Earlier this month, the UN’s Independent International Fact-Finding Mission for Sudan urged sending peacekeepers to the country and imposing an arms embargo there due to the surge of attacks on civilians by both warring sides.

“Both the Sudanese Armed Forces (SAF) and the Rapid Support Forces (RSF), as well as their respective allies, were found to be responsible for patterns of large-scale violations, including indiscriminate and direct attacks carried out through airstrikes and shelling against civilians, schools, hospitals, communication networks and vital water and electricity supplies,” the UN said.

The RSF has not yet commented on the proposal.

Meanwhile, the head of the World Health Organization (WHO) called on the “world to wake up and help Sudan out of the nightmare it is living through.”

Dr Tedros Adhanom Ghebreyesus was speaking during a visit to Port Sudan – the main hub for aid agencies and new headquarters of the government, after it was driven out of the capital, Khartoum, by the RSF.

“The scale of the emergency is shocking, as is the insufficient action being taken to curtail the conflict and respond to the suffering it is causing,” Dr Tedros was quoted as saying.

In Darfur, in particular, the situation verges on genocide as residents say they watched militiamen go door-to-door hunting down civilian men in non-Arab neighborhoods, as the town’s army barracks were captured.

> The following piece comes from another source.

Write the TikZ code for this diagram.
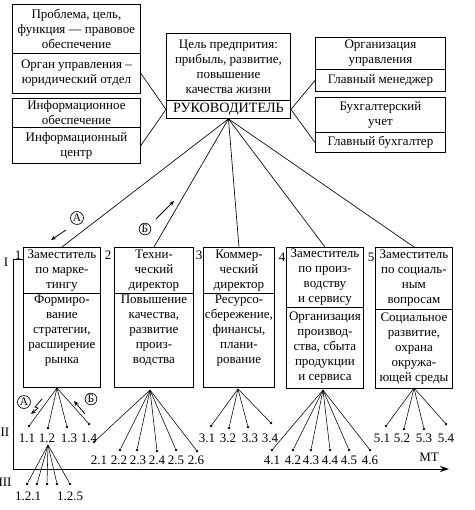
\documentclass[tikz,border=0pt]{standalone}
\usepackage{fontspec}
\setmainfont{Liberation Serif}
\usetikzlibrary{arrows.meta}
\newcommand\bxt[4]{\parbox[c][#2pt][#3]{#1pt}{\centering #4}}
\begin{document}
\begin{tikzpicture}[x=1pt,y=-1pt,
  box/.style={draw, line width=0.9pt, inner sep=0pt, anchor=north west, font=\fontsize{13}{15}\selectfont},
  big/.style={draw, line width=0.9pt, inner sep=0pt, anchor=north west, font=\fontsize{14.2}{16}\selectfont},
  link/.style={line width=0.65pt},
  fan/.style={line width=0.55pt},
  dot/.style={circle, fill, inner sep=0pt, minimum size=2.8pt},
  lbl/.style={inner sep=0pt, font=\fontsize{13}{14}\selectfont},
  num/.style={inner sep=0pt, font=\fontsize{13}{14}\selectfont},
  circ/.style={circle, draw, line width=0.65pt, inner sep=0.6pt, font=\fontsize{11.5}{12}\selectfont},
  arr/.style={line width=0.75pt, -{Stealth[length=5pt,width=4pt]}}
]
\useasboundingbox (0,0) rectangle (474,510);
% top left boxes
\node[box] (la1) at (12,4) {\bxt{128}{49}{c}{Проблема, цель,\\ функция --- правовое\\ обеспечение}};
\node[box] (la2) at (12,53) {\bxt{128}{40}{c}{Орган управления --\\ юридический отдел}};
\node[box] (lb1) at (12,98) {\bxt{128}{29}{c}{Информационное\\ обеспечение}};
\node[box] (lb2) at (12,127) {\bxt{128}{36}{c}{Информационный\\ центр}};
% center
\node[box] (c1) at (166,33) {\bxt{124}{67}{c}{Цель предпрития:\\ прибыль, развитие,\\ повышение\\ качества жизни}};
\node[big] (c2) at (166,100) {\bxt{124}{18}{c}{РУКОВОДИТЕЛЬ}};
% right boxes
\node[box] (ra1) at (315,37) {\bxt{130}{32}{c}{Организация\\ управления}};
\node[box] (ra2) at (315,69) {\bxt{130}{22}{c}{Главный менеджер}};
\node[box] (rb1) at (315,97) {\bxt{130}{35}{c}{Бухгалтерский\\ учет}};
\node[box] (rb2) at (315,132) {\bxt{130}{20}{c}{Главный бухгалтер}};
% level boxes
\node[box] (u1) at (23,247) {\bxt{77}{46}{c}{Заместитель\\ по марке-\\ тингу}};
\node[box] (b1) at (23,293) {\bxt{77}{94}{t}{\vspace*{2pt}Формиро-\\ вание\\ стратегии,\\ расширение\\ рынка}};
\node[box] (u2) at (114,247) {\bxt{79}{46}{c}{Техни-\\ ческий\\ директор}};
\node[box] (b2) at (114,293) {\bxt{79}{94}{t}{\vspace*{2pt}Повышение\\ качества,\\ развитие\\ произ-\\ водства}};
\node[box] (u3) at (203,247) {\bxt{71}{46}{c}{Коммер-\\ ческий\\ директор}};
\node[box] (b3) at (203,293) {\bxt{71}{94}{t}{\vspace*{2pt}Ресурсо-\\ сбережение,\\ финансы,\\ плани-\\ рование}};
\node[box] (u4) at (286,247) {\bxt{77}{60}{c}{Заместитель\\ по произ-\\ водству\\ и сервису}};
\node[box] (b4) at (286,307) {\bxt{77}{81}{c}{Организация\\ производ-\\ ства, сбыта\\ продукции\\ и сервиса}};
\node[box] (u5) at (375,247) {\bxt{77}{62}{c}{Заместитель\\ по социаль-\\ ным\\ вопросам}};
\node[box] (b5) at (375,309) {\bxt{77}{79}{c}{Социальное\\ развитие,\\ охрана\\ окружа-\\ ющей среды}};
% numbers
\node[num] (n1) at (18,255) {1};
\node[num] (n2) at (108,255) {2};
\node[num] (n3) at (199,255) {3};
\node[num] (n4) at (282,257) {4};
\node[num] (n5) at (371,257) {5};
\node[num] (lI) at (6,262) {I};
\node[num] (lII) at (5,432) {II};
\node[num] (lIII) at (5,482) {III};
% connectors top
\draw[link] (la2.east) -- (c2.west);
\draw[link] (lb2.east) -- (c2.west);
\draw[link] (c2.east) -- (ra2.west);
\draw[link] (c2.east) -- (rb2.west);
\foreach \t in {u1,u2,u3,u4,u5} \draw[link] (c2.south) -- (\t.north);
% A / B arrows
\node[circ] (cA) at (77,218) {А};
\coordinate (aA1) at (66,230); \coordinate (aA2) at (51,240);
\draw[arr] (aA1) -- (aA2);
\node[circ] (cB) at (145,229) {Б};
\coordinate (aB1) at (156,219); \coordinate (aB2) at (174,201);
\draw[arr] (aB1) -- (aB2);
% bracket and MT arrow
\coordinate (br0) at (13,259);
\coordinate (br1) at (13,469);
\coordinate (br2) at (449,469);
\draw[line width=0.9pt, -{Stealth[length=9pt,width=6pt]}] (u1.west |- br0) -- (br0) -- (br1) -- (br2);
\node[lbl] (mt) at (429,457) {МТ};
% fan 1
\coordinate (f1) at (57,388);
\foreach \n/\x/\y in {11/29/426, 12/48/428, 13/67/427, 14/89/424}{
  \node[dot] (d\n) at (\x,\y) {};
  \draw[fan] (f1) -- (d\n);
}
\node[lbl] (t11) at (27,438) {1.1};
\node[lbl] (t12) at (47,438) {1.2};
\node[lbl] (t13) at (69,438) {1.3};
\node[lbl] (t14) at (89,438) {1.4};
\node[circ] (cA2) at (24,402) {А};
\coordinate (z1) at (42,399); \coordinate (z2) at (35,407); \coordinate (z3) at (38,408);
\coordinate (z4) at (31,414);
\draw[arr] (z1) -- (z2) -- (z3) -- (z4);
\node[circ] (cB2) at (91,399) {Б};
\coordinate (y1) at (85,414); \coordinate (y2) at (74,401);
\draw[arr] (y1) -- (y2);
% fan 1.2
\coordinate (f12) at (48,445);
\foreach \n/\x in {1/27,2/37,3/47,4/57,5/70}{
  \node[dot] (e\n) at (\x,484) {};
  \draw[fan] (f12) -- (e\n);
}
\node[lbl] (t121) at (28,496) {1.2.1};
\node[lbl] (t125) at (70,496) {1.2.5};
% fan 2
\coordinate (f2) at (150,390);
\foreach \n/\x/\y in {1/94/442, 2/120/450, 3/137/450, 4/157/451, 5/176/450, 6/197/451}{
  \node[dot] (g\n) at (\x,\y) {};
  \draw[fan] (f2) -- (g\n);
}
\foreach \n/\x in {1/99,2/119,3/138,4/157,5/176,6/196}{
  \node[lbl] (tg\n) at (\x,460) {2.\n};
}
% fan 3
\coordinate (f3) at (238,389);
\foreach \n/\x/\y/\lx in {1/211/426/207, 2/229/428/228, 3/248/427/250, 4/271/423/270}{
  \node[dot] (h\n) at (\x,\y) {};
  \draw[fan] (f3) -- (h\n);
  \node[lbl] (th\n) at (\lx,438) {3.\n};
}
% fan 4
\coordinate (f4) at (323,390);
\foreach \n/\x in {1/272,2/293,3/311,4/330,5/349,6/370}{
  \node[dot] (k\n) at (\x,450) {};
  \draw[fan] (f4) -- (k\n);
  \node[lbl] (tk\n) at (\x,460) {4.\n};
}
% fan 5
\coordinate (f5) at (414,388);
\foreach \n/\x/\y/\lx in {1/386/426/382, 2/404/429/402, 3/424/429/424, 4/446/424/446}{
  \node[dot] (m\n) at (\x,\y) {};
  \draw[fan] (f5) -- (m\n);
  \node[lbl] (tm\n) at (\lx,438) {5.\n};
}
\end{tikzpicture}
\end{document}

The massacre, in which at least 73 civilians were killed, was led by commanders from the Rapid Support Forces (RSF), the paramilitary group currently engaged in a conflict with Sudan’s military.

In the 16 months since the RSF first began their bloody war with the Sudanese army, their military advances across the Darfur region have often been marked by mass ethnic violence.

The conflict, which has spread to 14 of the 18 states in Sudan, has killed and wounded tens of thousands of civilians, displaced nearly 8 million people and forced two million more to flee to neighboring countries. The warring parties have exacerbated the crisis by obstructing humanitarian access, the report said.